EXERCISE GOAL = Reproduce, character for character, the lines below from the first through the one with "const years = ['2013', '2014', '2015', '2016', '2017', '2018'];". Leave pictures out.

^^^^^^^^^^^^^^^^

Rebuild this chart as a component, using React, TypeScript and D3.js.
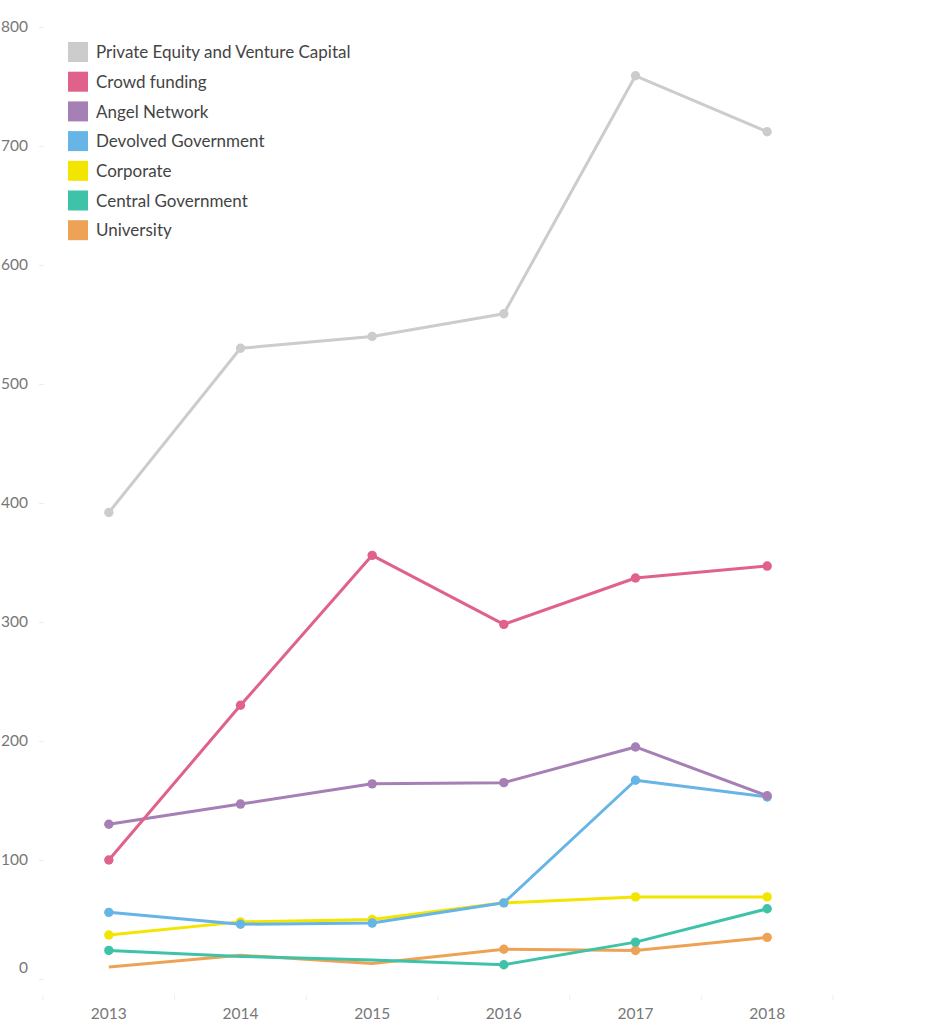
import * as d3 from 'd3';
import React, { useEffect, useRef } from 'react';

const years = ['2013', '2014', '2015', '2016', '2017', '2018'];

const privateEquity = [392, 530, 540, 559, 759, 712];
const crowdFunding = [100, 230, 356, 298, 337, 347];
const angelNetwork = [130, 147, 164, 165, 195, 154];
const devolvedGov = [56, 46, 47, 64, 167, 153];
const corporate = [37, 48, 50, 64, 69, 69];
const centralGov = [24, 19, 16, 12, 31, 59];
const university = [10, 20, 13, 25, 24, 35];

// points the original leaves without a dot
const centralGovDots = [true, false, false, true, true, true];
const universityDots = [false, false, false, true, true, true];
const allDots = [true, true, true, true, true, true];

const seriesNames = [
    'Private Equity and Venture Capital',
    'Crowd funding',
    'Angel Network',
    'Devolved Government',
    'Corporate',
    'Central Government',
    'University',
];
const seriesColors = ['#cccccc', '#e0628a', '#a67fb6', '#66b5e6', '#f2e500', '#3ec3a8', '#eea256'];
const seriesValues = [privateEquity, crowdFunding, angelNetwork, devolvedGov, corporate, centralGov, university];
const seriesDots = [allDots, allDots, allDots, allDots, allDots, centralGovDots, universityDots];

const yTicks = [0, 100, 200, 300, 400, 500, 600, 700, 800];

export default () => {
    const ref = useRef<any>();

    useEffect(() => {
        const svg = d3.select<any, any>(ref.current);
        svg.selectAll('*').remove();

        const font = 'Lato, "Open Sans", sans-serif';

        const xScale = d3.scaleBand().domain(years).range([43, 833]);
        const yScale = d3.scaleLinear().domain([0, 800]).range([979, 27]);
        const xPos = (y: string) => (xScale(y) as number) + xScale.bandwidth() / 2;

        // y axis
        const yAxis = svg.append('g').attr('transform', 'translate(44, 0)')
            .call(d3.axisLeft(yScale).tickValues(yTicks).tickSize(5).tickPadding(11));
        yAxis.select('.domain').remove();
        yAxis.selectAll('.tick line').attr('stroke', '#eeeeee');
        yAxis.selectAll('.tick text')
            .attr('fill', '#777')
            .style('font-family', font)
            .style('font-size', '15.5px')
            .attr('dy', (d: any) => (d === 0 ? '-0.4em' : '0.32em'));

        // x axis
        const xAxis = svg.append('g').attr('transform', 'translate(0, 995)')
            .call(d3.axisBottom(xScale).tickSize(0).tickPadding(13));
        xAxis.select('.domain').remove();
        xAxis.selectAll('.tick text')
            .attr('fill', '#777')
            .style('font-family', font)
            .style('font-size', '15.5px');
        const bounds = [...years.map((y) => xScale(y) as number), 833];
        svg.append('g').selectAll('line').data(bounds).join('line')
            .attr('x1', (d) => d).attr('x2', (d) => d)
            .attr('y1', 995).attr('y2', 1000)
            .attr('stroke', '#eeeeee');

        // lines
        const line = d3.line<number>()
            .x((_, i) => xPos(years[i]))
            .y((d) => yScale(d));

        const order = [6, 5, 4, 3, 2, 1, 0];
        order.forEach((si) => {
            const vals = seriesValues[si];
            const color = seriesColors[si];
            const g = svg.append('g');
            g.append('path')
                .attr('d', line(vals) as string)
                .attr('fill', 'none')
                .attr('stroke', color)
                .attr('stroke-width', 3)
                .attr('stroke-linejoin', 'round');
            g.selectAll('circle')
                .data(vals.map((v, i) => ({ v, i })).filter((d) => seriesDots[si][d.i]))
                .join('circle')
                .attr('cx', (d) => xPos(years[d.i]))
                .attr('cy', (d) => yScale(d.v))
                .attr('r', 4.7)
                .attr('fill', color);
        });

        // legend
        const legend = svg.append('g').attr('transform', 'translate(68, 42)');
        const rows = legend.selectAll('g').data(seriesNames).join('g')
            .attr('transform', (_, i) => `translate(0, ${i * 29.7})`);
        rows.append('rect')
            .attr('width', 20).attr('height', 20)
            .attr('fill', (_, i) => seriesColors[i]);
        rows.append('text')
            .attr('x', 28).attr('y', 10).attr('dy', '0.37em')
            .attr('fill', '#444')
            .style('font-family', font)
            .style('font-size', '17px')
            .text((d) => d);
    });

    return (
        <svg
            ref={ref}
            width={937}
            height={1024}
            style={{ position: 'absolute', left: 0, top: 0, background: '#fff' }}
        ></svg>
    );
};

^^^^^^^^^^^^^^^^

RESULT OF THIS TASK =
Rebuild this chart as a component, using React, TypeScript and D3.js.
import * as d3 from 'd3';
import React, { useEffect, useRef } from 'react';

const years = ['2013', '2014', '2015', '2016', '2017', '2018'];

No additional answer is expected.